Sunday, January 22, 2006

Trust, Faith, and Politics

The Left is on the rise again in South America, after years (or decades, or centuries) of 'establishment' leadership, there are left-leaning (or lunging) presidents in Brazil, Chile, Bolivia, and likely in Peru soon as well.

The Post had an article about Evo Morales' inauguration, but the part that struck me was the following quote.

"All of the other governments we have had in this country have been corrupt and have stolen from the people," said Felix Flores, an unemployed 60-year-old Quechua Indian who traveled to La Paz from Cochabamba to celebrate in Plaza San Francisco with thousands of others. "With all of that money they robbed, they could have created sources for jobs. Now Evo will."
There are moments in a people's political life when there is a convergence of a political figure and the mood of the country that allows a uniting. From the sounds of opinion polls in Bolivia, this is what they've got going on (Morales has 74% approval ratings according to a Bolivian polling firm). There is something uplifting in this.

A people (indigenous Bolivians) who have been oppressed, suppressed, and repressed by rulers and governments for hundreds of years finally believe it is time for their voice to be heard, and their issues addressed. I certainly hope they are rewarded for placing their faith in Morales, but I fear that, like so many situations before, their hopes will come to nothing.

Not because Morales doesn't have excellent intentions, or because he isn't capable of implementing the types of reforms people want. But because the solutions people seek to problems are frequently excellent solutions to the wrong problems.

One of the geniouses of the American system is the division of power--not just within the federal government, but through states and down to municipalities. There is constant give and take of power; people are empowered to change their world at numerous levels and on different scales. This diffusion of power allows us the opportunity to pursue changes in various ways, and even allows different cities or towns in the same county to develop different solutions to similar problems.

Too often governments that have been centralized, or where power has been wielded by a military dictatorship (as happened throughout much of South America at some point in the past 30 years) no mechanisms for this type of differentiated solutions. Municipalities are frequently expected to respond in similar ways, discounting local variations in attitude, interest, or even in problem. While macro-level tax changes and wealth redistribution will undoubtedly benefit some people and hurt others, it might help and hurt out of proportion to the desired effect depending on local circumstances.

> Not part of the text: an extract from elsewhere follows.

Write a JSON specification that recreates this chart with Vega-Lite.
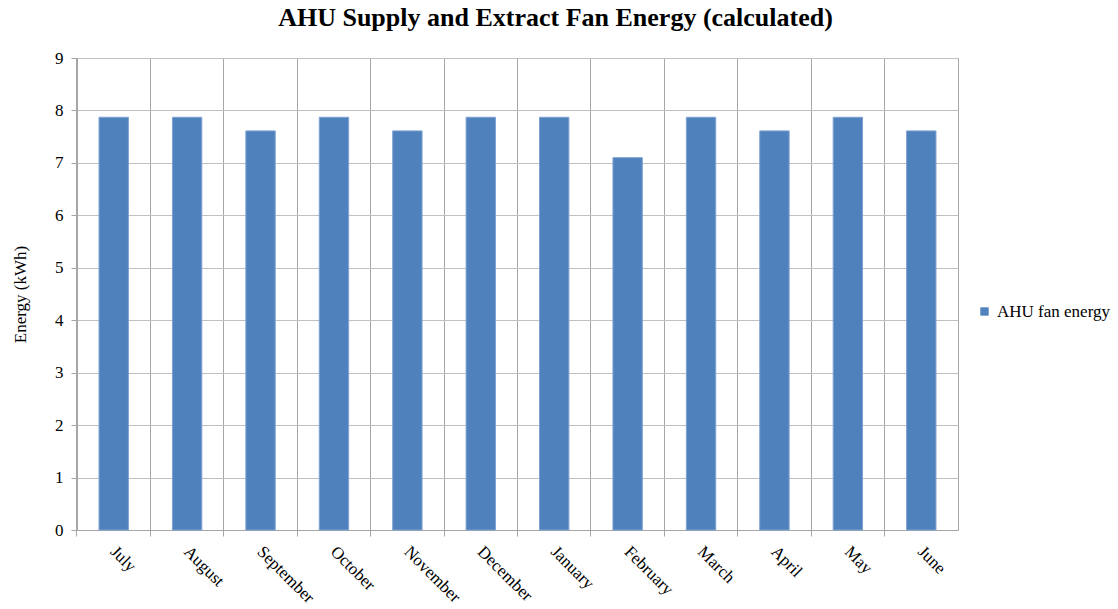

The point I'm trying to make here is that a President (of any country) only has so much power to wield, wave the magic wand, and make everything better through policy. Much of the work of a president, is to establish, maintain, or create autonomy and encourage initiative in local levels of government to allow people to seek solutions to their problems at many places rather than hoping that a single government agent (the President) can fix everything on his/her own.